=== SOURCE EXCERPT ===
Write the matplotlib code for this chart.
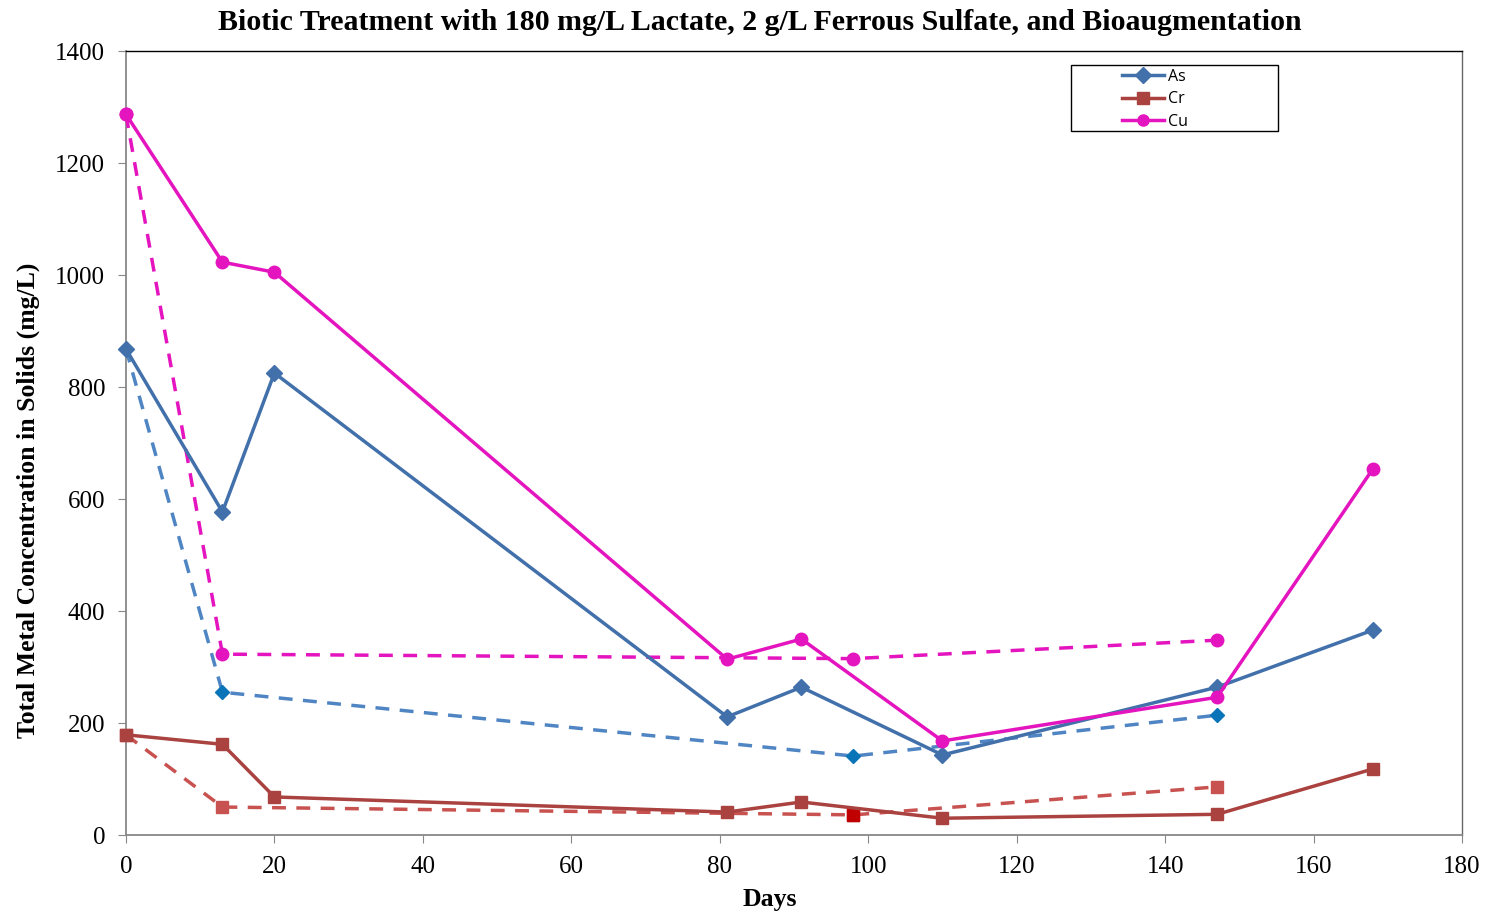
from matplotlib import pyplot as pp
from matplotlib import rc
from matplotlib.patches import Rectangle

rc('font', **{'family': 'serif', 'serif': ['Liberation Serif', 'DejaVu Serif']})

# solid series: sampling days 0..168
days = [0, 13, 20, 81, 91, 110, 147, 168]
as_solid = [868, 577, 825, 211, 264, 143, 264, 366]
cr_solid = [179, 162, 68, 41, 59, 30, 37, 118]
cu_solid = [1287, 1023, 1005, 314, 350, 168, 246, 654]

# dashed series: fewer sampling days
days_dash = [0, 13, 98, 147]
as_dash = [868, 255, 141, 214]
cr_dash = [179, 50, 36, 86]
cu_dash = [1287, 323, 315, 348]

xticks = [0, 20, 40, 60, 80, 100, 120, 140, 160, 180]
yticks = [0, 200, 400, 600, 800, 1000, 1200, 1400]

asColor = '#4270AA'
crColor = '#AA4240'
cuColor = '#E414BE'
asDash = '#5085C3'
crDash = '#C8524F'

fig = pp.figure(figsize=(14.87, 9.13), dpi=100)
ax = fig.add_axes([0.0847, 0.0854, 0.8985, 0.8587])

lw = 2.5
ax.plot(days_dash, as_dash, '--', color=asDash, linewidth=lw, dashes=(4, 3),
        marker='D', markersize=7, markerfacecolor='#0A74B8', markeredgecolor='#0A74B8', zorder=3)
ax.plot(days_dash, cr_dash, '--', color=crDash, linewidth=lw, dashes=(4, 3),
        marker='s', markersize=9, markerfacecolor=crDash, markeredgecolor=crDash, zorder=3)
# the day 98 Cr point is a darker red in the original
ax.plot([days_dash[2]], [cr_dash[2]], linestyle='none', marker='s', markersize=9,
        color='#C00000', zorder=4)
ax.plot(days_dash, cu_dash, '--', color=cuColor, linewidth=lw, dashes=(4, 3),
        marker='o', markersize=9, zorder=3)

ax.plot(days, as_solid, '-', color=asColor, linewidth=lw, marker='D', markersize=8, label='As', zorder=5)
ax.plot(days, cr_solid, '-', color=crColor, linewidth=lw, marker='s', markersize=9, label='Cr', zorder=5)
ax.plot(days, cu_solid, '-', color=cuColor, linewidth=lw, marker='o', markersize=9, label='Cu', zorder=5)

ax.set_xlim([0, 180])
ax.set_ylim([0, 1400])
ax.set_xticks(xticks)
ax.set_yticks(yticks)
ax.tick_params(direction='out', length=6, color='#888888', labelsize=18, pad=9)
ax.spines['top'].set_color('black')
ax.spines['top'].set_linewidth(1.0)
ax.spines['right'].set_color('#666666')
ax.spines['right'].set_linewidth(1.0)
for sp in ['left', 'bottom']:
  ax.spines[sp].set_color('#888888')
  ax.spines[sp].set_linewidth(1.3)
for p in ax.lines:
  p.set_clip_on(False)

fig.text(0.511, 0.975, 'Biotic Treatment with 180 mg/L Lactate, 2 g/L Ferrous Sulfate, and Bioaugmentation',
         fontsize=21.5, fontweight='bold', ha='center', va='center')
fig.text(0.518, 0.015, 'Days', fontsize=18.5, fontweight='bold', ha='center', va='center')
fig.text(0.019, 0.452, 'Total Metal Concentration in Solids (mg/L)', fontsize=18.5, fontweight='bold',
         ha='center', va='center', rotation=90)

# legend box drawn separately, wider than the entries like the original
ax.add_patch(Rectangle((0.7073, 0.898), 0.155, 0.0841, transform=ax.transAxes,
                       facecolor='white', edgecolor='black', linewidth=1.0, clip_on=False, zorder=6))
leg = ax.legend(loc='upper left', bbox_to_anchor=(0.7455, 0.977), frameon=False,
                prop={'family': 'Open Sans', 'size': 11.5},
                handlelength=2.6, handletextpad=0.3, borderpad=0, labelspacing=0.4,
                borderaxespad=0)
leg.set_zorder(7)
for h in leg.legend_handles:
  h.set_markersize(8)

fig.savefig('out.png', dpi=100)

=== GOAL ===
Repeat the material above word for word, please, apart from its images.

=== EXPECTED ANSWER ===
Write the matplotlib code for this chart.
from matplotlib import pyplot as pp
from matplotlib import rc
from matplotlib.patches import Rectangle

rc('font', **{'family': 'serif', 'serif': ['Liberation Serif', 'DejaVu Serif']})

# solid series: sampling days 0..168
days = [0, 13, 20, 81, 91, 110, 147, 168]
as_solid = [868, 577, 825, 211, 264, 143, 264, 366]
cr_solid = [179, 162, 68, 41, 59, 30, 37, 118]
cu_solid = [1287, 1023, 1005, 314, 350, 168, 246, 654]

# dashed series: fewer sampling days
days_dash = [0, 13, 98, 147]
as_dash = [868, 255, 141, 214]
cr_dash = [179, 50, 36, 86]
cu_dash = [1287, 323, 315, 348]

xticks = [0, 20, 40, 60, 80, 100, 120, 140, 160, 180]
yticks = [0, 200, 400, 600, 800, 1000, 1200, 1400]

asColor = '#4270AA'
crColor = '#AA4240'
cuColor = '#E414BE'
asDash = '#5085C3'
crDash = '#C8524F'

fig = pp.figure(figsize=(14.87, 9.13), dpi=100)
ax = fig.add_axes([0.0847, 0.0854, 0.8985, 0.8587])

lw = 2.5
ax.plot(days_dash, as_dash, '--', color=asDash, linewidth=lw, dashes=(4, 3),
        marker='D', markersize=7, markerfacecolor='#0A74B8', markeredgecolor='#0A74B8', zorder=3)
ax.plot(days_dash, cr_dash, '--', color=crDash, linewidth=lw, dashes=(4, 3),
        marker='s', markersize=9, markerfacecolor=crDash, markeredgecolor=crDash, zorder=3)
# the day 98 Cr point is a darker red in the original
ax.plot([days_dash[2]], [cr_dash[2]], linestyle='none', marker='s', markersize=9,
        color='#C00000', zorder=4)
ax.plot(days_dash, cu_dash, '--', color=cuColor, linewidth=lw, dashes=(4, 3),
        marker='o', markersize=9, zorder=3)

ax.plot(days, as_solid, '-', color=asColor, linewidth=lw, marker='D', markersize=8, label='As', zorder=5)
ax.plot(days, cr_solid, '-', color=crColor, linewidth=lw, marker='s', markersize=9, label='Cr', zorder=5)
ax.plot(days, cu_solid, '-', color=cuColor, linewidth=lw, marker='o', markersize=9, label='Cu', zorder=5)

ax.set_xlim([0, 180])
ax.set_ylim([0, 1400])
ax.set_xticks(xticks)
ax.set_yticks(yticks)
ax.tick_params(direction='out', length=6, color='#888888', labelsize=18, pad=9)
ax.spines['top'].set_color('black')
ax.spines['top'].set_linewidth(1.0)
ax.spines['right'].set_color('#666666')
ax.spines['right'].set_linewidth(1.0)
for sp in ['left', 'bottom']:
  ax.spines[sp].set_color('#888888')
  ax.spines[sp].set_linewidth(1.3)
for p in ax.lines:
  p.set_clip_on(False)

fig.text(0.511, 0.975, 'Biotic Treatment with 180 mg/L Lactate, 2 g/L Ferrous Sulfate, and Bioaugmentation',
         fontsize=21.5, fontweight='bold', ha='center', va='center')
fig.text(0.518, 0.015, 'Days', fontsize=18.5, fontweight='bold', ha='center', va='center')
fig.text(0.019, 0.452, 'Total Metal Concentration in Solids (mg/L)', fontsize=18.5, fontweight='bold',
         ha='center', va='center', rotation=90)

# legend box drawn separately, wider than the entries like the original
ax.add_patch(Rectangle((0.7073, 0.898), 0.155, 0.0841, transform=ax.transAxes,
                       facecolor='white', edgecolor='black', linewidth=1.0, clip_on=False, zorder=6))
leg = ax.legend(loc='upper left', bbox_to_anchor=(0.7455, 0.977), frameon=False,
                prop={'family': 'Open Sans', 'size': 11.5},
                handlelength=2.6, handletextpad=0.3, borderpad=0, labelspacing=0.4,
                borderaxespad=0)
leg.set_zorder(7)
for h in leg.legend_handles:
  h.set_markersize(8)

fig.savefig('out.png', dpi=100)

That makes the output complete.